The ancients had a taste, let us say rather a passion, for the marvellous, which caused them to forget even the sacred duties of gratitude. Observe them, for example, grouping together the lofty deeds of a great number of heroes, whose names they have not even deigned to preserve, and investing the single personage of Hercules with them. The lapse of ages has not rendered us wiser in this respect. In our own time the public delight in blending fable with history. In every career of life, in the pursuit of science especially, they enjoy a pleasure in creating Herculeses. According to vulgar opinion, there is no astronomical discovery which is not due to Herschel. The theory of the planetary movements is identified with the name of Laplace; hardly is a passing allusion made to the eminent labours of D’Alembert, of Clairaut, of Euler, of Lagrange. Watt is the sole inventor of the steam-engine. Chaptal has enriched the arts of Chemistry with the totality of the fertile and ingenious processes which constitute their prosperity. Even within this apartment has not an eloquent voice lately asserted, that before Fourier the phenomenon of heat was hardly studied; that the celebrated geometer had alone made more observations than all his predecessors put together; that he had with almost a single effort invented a new science.
Although he runs the risk of being less lively, the organ of the Academy of Sciences cannot permit himself such bursts of enthusiasm. He ought to bear in mind, that the object of these solemnities is not merely to celebrate the discoveries of academicians; that they are also designed to encourage modest merit; that an observer forgotten by his contemporaries, is frequently supported in his laborious researches by the thought that he will obtain a benevolent look from posterity. Let us act, so far as it depends upon us, in such a manner that a hope so just, so natural, may not be frustrated. Let us award a just, a brilliant homage to those rare men whom nature has endowed with the precious privilege of arranging a thousand isolated facts, of making seductive theories spring from them; but let us not forget to state, that the scythe of the reaper had cut the stalks before one had thought of uniting them into sheaves!
Heat presents itself in natural phenomena, and in those which are the products of art under two entirely distinct forms, which Fourier has separately considered. I shall adopt the same division, commencing however with radiant heat, the historical analysis which I am about to submit to you.

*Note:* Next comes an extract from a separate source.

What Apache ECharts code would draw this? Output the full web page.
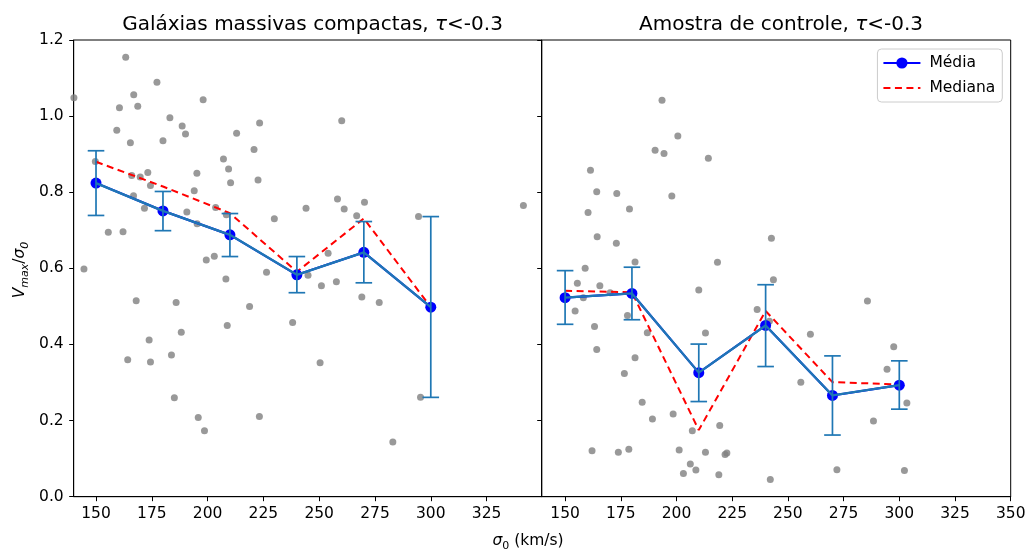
<!DOCTYPE html>
<html>
<head>
<meta charset="utf-8">
<script src="https://cdn.jsdelivr.net/npm/echarts@6/dist/echarts.min.js"></script>
<style>html,body{margin:0;padding:0;background:#fff}#c{width:1033px;height:552px}</style>
</head>
<body>
<div id="c"></div>
<script>
// ---- data ----
const binsX = [150, 180, 210, 240, 270, 300];
const meanLeft = [0.824, 0.751, 0.688, 0.583, 0.642, 0.498];
const errLoLeft = [0.739, 0.699, 0.631, 0.536, 0.562, 0.261];
const errHiLeft = [0.909, 0.802, 0.744, 0.631, 0.723, 0.736];
const medLeft = [0.880, 0.815, 0.745, 0.591, 0.731, 0.498];
const meanRight = [0.523, 0.534, 0.326, 0.450, 0.266, 0.293];
const errLoRight = [0.453, 0.465, 0.250, 0.342, 0.162, 0.230];
const errHiRight = [0.594, 0.603, 0.401, 0.557, 0.370, 0.357];
const medRight = [0.541, 0.537, 0.175, 0.488, 0.301, 0.295];
const xTicksLeft = [150, 175, 200, 225, 250, 275, 300, 325];
const xTicksRight = [150, 175, 200, 225, 250, 275, 300, 325, 350];
const pointsLeft = [[140.1,1.048],[163.3,1.155],[177.3,1.089],[166.9,1.056],[160.5,1.022],[168.7,1.026],[198.0,1.043],[183.1,0.996],[188.6,0.974],[190.1,0.953],[159.3,0.963],[165.4,0.930],[180.0,0.935],[213.0,0.955],[223.3,0.982],[220.8,0.912],[207.1,0.887],[209.4,0.861],[222.6,0.832],[210.3,0.825],[149.7,0.881],[173.2,0.852],[166.0,0.844],[169.8,0.840],[195.2,0.850],[194.0,0.804],[174.4,0.818],[166.8,0.791],[171.7,0.758],[190.7,0.748],[195.3,0.717],[203.6,0.760],[208.4,0.741],[229.9,0.730],[244.1,0.758],[155.5,0.695],[162.1,0.696],[199.4,0.622],[203.0,0.632],[144.6,0.598],[226.4,0.590],[260.1,0.988],[258.2,0.782],[261.2,0.756],[270.3,0.774],[266.8,0.738],[294.5,0.736],[341.5,0.765],[254.0,0.640],[168.0,0.515],[185.9,0.510],[164.2,0.360],[173.8,0.412],[174.4,0.354],[188.2,0.432],[183.8,0.372],[185.1,0.260],[195.8,0.208],[198.6,0.173],[208.2,0.572],[208.8,0.450],[218.8,0.500],[223.2,0.211],[238.1,0.458],[245.0,0.582],[251.0,0.554],[257.7,0.565],[269.1,0.525],[276.9,0.510],[250.4,0.352],[295.4,0.261],[283.0,0.144]];
const pointsRight = [[193.5,1.042],[200.6,0.948],[190.4,0.910],[194.4,0.902],[214.3,0.889],[161.4,0.858],[164.2,0.801],[173.2,0.797],[197.9,0.790],[160.3,0.747],[178.9,0.756],[164.4,0.683],[173.0,0.666],[242.6,0.679],[181.4,0.617],[218.4,0.616],[159.0,0.600],[155.5,0.561],[165.6,0.554],[158.2,0.523],[170.2,0.536],[154.5,0.488],[163.2,0.447],[164.2,0.387],[178.0,0.476],[186.9,0.431],[181.4,0.365],[176.6,0.324],[184.6,0.248],[189.2,0.204],[198.5,0.217],[210.0,0.543],[213.0,0.430],[219.4,0.187],[207.1,0.173],[162.1,0.121],[173.9,0.117],[178.6,0.125],[201.2,0.123],[213.0,0.117],[221.8,0.111],[222.6,0.115],[206.2,0.086],[208.7,0.070],[203.1,0.061],[219.0,0.058],[242.1,0.045],[243.5,0.570],[236.2,0.492],[241.7,0.461],[285.7,0.514],[260.1,0.427],[297.5,0.394],[294.5,0.335],[255.8,0.301],[303.4,0.246],[288.4,0.199],[272.0,0.071],[302.3,0.069]];

// ---- chart ----
const FONT = 'DejaVu Sans';
const TICK_FS = 15.5;
const LABEL_FS = 15.5;
const chart = echarts.init(document.getElementById('c'), null, {renderer: 'canvas'});
const zip = (xs, ys) => xs.map((x, i) => [x, ys[i]]);
const errData = (lo, hi) => binsX.map((x, i) => [x, lo[i], hi[i]]);

function errRender(params, api) {
  const x = api.value(0), lo = api.value(1), hi = api.value(2);
  const a = api.coord([x, lo]), b = api.coord([x, hi]);
  const cw = 8.3;
  const st = {stroke: '#1f77b4', lineWidth: 1.7, fill: null};
  return {type: 'group', children: [
    {type: 'line', shape: {x1: a[0], y1: a[1], x2: b[0], y2: b[1]}, style: st},
    {type: 'line', shape: {x1: a[0]-cw, y1: a[1], x2: a[0]+cw, y2: a[1]}, style: st},
    {type: 'line', shape: {x1: b[0]-cw, y1: b[1], x2: b[0]+cw, y2: b[1]}, style: st}
  ]};
}

function xAxisDef(idx, min, max, ticks) {
  return {
    type: 'value', gridIndex: idx, min: min, max: max,
    axisLine: {show: true, onZero: false, lineStyle: {color: '#000', width: 1}},
    axisTick: {show: true, inside: false, length: 4.5, customValues: ticks, lineStyle: {color: '#000'}},
    axisLabel: {show: true, customValues: ticks, color: '#000', fontFamily: FONT, fontSize: TICK_FS, margin: 9, showMinLabel: true, showMaxLabel: true},
    splitLine: {show: false}
  };
}
function yAxisDef(idx, showLabel) {
  return {
    type: 'value', gridIndex: idx, min: 0, max: 1.2, interval: 0.2,
    axisLine: {show: true, onZero: false, lineStyle: {color: '#000', width: 1}},
    axisTick: {show: true, inside: false, length: 4.5, lineStyle: {color: '#000'}},
    axisLabel: {show: showLabel, color: '#000', fontFamily: FONT, fontSize: TICK_FS, margin: 10,
      formatter: v => v.toFixed(1)},
    splitLine: {show: false}
  };
}

function panelSeries(idx, pts, mean, lo, hi, med) {
  return [
    {type: 'scatter', xAxisIndex: idx, yAxisIndex: idx, data: pts, symbol: 'circle', symbolSize: 7,
      itemStyle: {color: '#808080'}, z: 1, silent: true},
    {name: 'Mediana', type: 'line', xAxisIndex: idx, yAxisIndex: idx, data: zip(binsX, med),
      showSymbol: false, symbol: 'none', lineStyle: {color: '#ff0000', width: 2, type: [7, 4.5]},
      itemStyle: {color: '#ff0000'}, z: 3},
    {name: 'Média', type: 'line', xAxisIndex: idx, yAxisIndex: idx, data: zip(binsX, mean),
      symbol: 'circle', symbolSize: 11, lineStyle: {color: '#0000ff', width: 2.2},
      itemStyle: {color: '#0000ff', borderWidth: 0}, z: 4},
    {type: 'custom', xAxisIndex: idx, yAxisIndex: idx, data: errData(lo, hi), renderItem: errRender,
      encode: {x: 0, y: [1, 2]}, z: 5, silent: true},
    {type: 'line', xAxisIndex: idx, yAxisIndex: idx, data: zip(binsX, mean), symbol: 'none',
      lineStyle: {color: '#1f77b4', width: 2.3}, z: 6, silent: true}
  ];
}

const titleRich = {
  a: {fontFamily: FONT, fontSize: 20, fontWeight: 'normal', color: '#000'},
  i: {fontFamily: FONT, fontSize: 20, fontWeight: 'normal', fontStyle: 'italic', color: '#000'}
};

chart.setOption({
  animation: false,
  backgroundColor: '#fff',
  title: [
    {text: '{a|Galáxias massivas compactas, }{i|τ}{a|<-0.3}', left: 307.5, top: 10, textAlign: 'center',
      textStyle: {fontWeight: 'normal', rich: titleRich}},
    {text: '{a|Amostra de controle, }{i|τ}{a|<-0.3}', left: 776, top: 10, textAlign: 'center',
      textStyle: {fontWeight: 'normal', rich: titleRich}}
  ],
  legend: {
    data: ['Média', {name: 'Mediana', itemStyle: {opacity: 0}}], orient: 'vertical', right: 30.7, top: 49,
    padding: [5, 7, 5, 5], itemGap: 7, itemWidth: 37, itemHeight: 14,
    backgroundColor: '#fff', borderColor: '#cccccc', borderWidth: 1, borderRadius: 4,
    textStyle: {fontFamily: FONT, fontSize: 15.5, color: '#000', lineHeight: 18, padding: [0, 0, 0, 4]}
  },
  grid: [
    {left: 73.7, top: 40, width: 468, height: 456.7, show: true, borderColor: '#000', borderWidth: 1, containLabel: false},
    {left: 541.7, top: 40, width: 469, height: 456.7, show: true, borderColor: '#000', borderWidth: 1, containLabel: false}
  ],
  xAxis: [xAxisDef(0, 140, 349.7, xTicksLeft), xAxisDef(1, 139.5, 350, xTicksRight)],
  yAxis: [yAxisDef(0, true), yAxisDef(1, false)],
  series: [].concat(
    panelSeries(0, pointsLeft, meanLeft, errLoLeft, errHiLeft, medLeft),
    panelSeries(1, pointsRight, meanRight, errLoRight, errHiRight, medRight)
  ),
  graphic: [
    {type: 'text', x: 528, y: 541, style: {
      text: '{i|σ}{s|0}{n| (km/s)}', align: 'center', verticalAlign: 'middle',
      rich: {
        i: {fontFamily: FONT, fontSize: LABEL_FS, fontStyle: 'italic', color: '#000', lineHeight: 22, verticalAlign: 'middle'},
        s: {fontFamily: FONT, fontSize: 11, color: '#000', lineHeight: 13, verticalAlign: 'bottom'},
        n: {fontFamily: FONT, fontSize: LABEL_FS, color: '#000', lineHeight: 22, verticalAlign: 'middle'}
      }}},
    {type: 'text', x: 20, y: 270, rotation: Math.PI / 2, style: {
      text: '{i|V}{s|max}{n|/}{i|σ}{s|0}', align: 'center', verticalAlign: 'middle',
      rich: {
        i: {fontFamily: FONT, fontSize: LABEL_FS, fontStyle: 'italic', color: '#000', lineHeight: 22, verticalAlign: 'middle'},
        s: {fontFamily: FONT, fontSize: 11, fontStyle: 'italic', color: '#000', lineHeight: 13, verticalAlign: 'bottom'},
        n: {fontFamily: FONT, fontSize: LABEL_FS, color: '#000', lineHeight: 22, verticalAlign: 'middle'}
      }}}
  ]
});
</script>
</body>
</html>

Nobody doubts that there is a physical distinction which is eminently worthy of being studied between the ball of iron at the ordinary temperature which may be handled at pleasure, and the ball of iron of the same dimensions which the flame of a furnace has very much heated, and which we cannot touch without burning ourselves. This distinction, according to the majority of physical inquirers, arises from a certain quantity of an elastic imponderable fluid, or at least a fluid which has not been weighed, with which the second ball has combined during the process of heating. The fluid which, upon combining with cold bodies renders them hot, has been designated by the name of heat or caloric.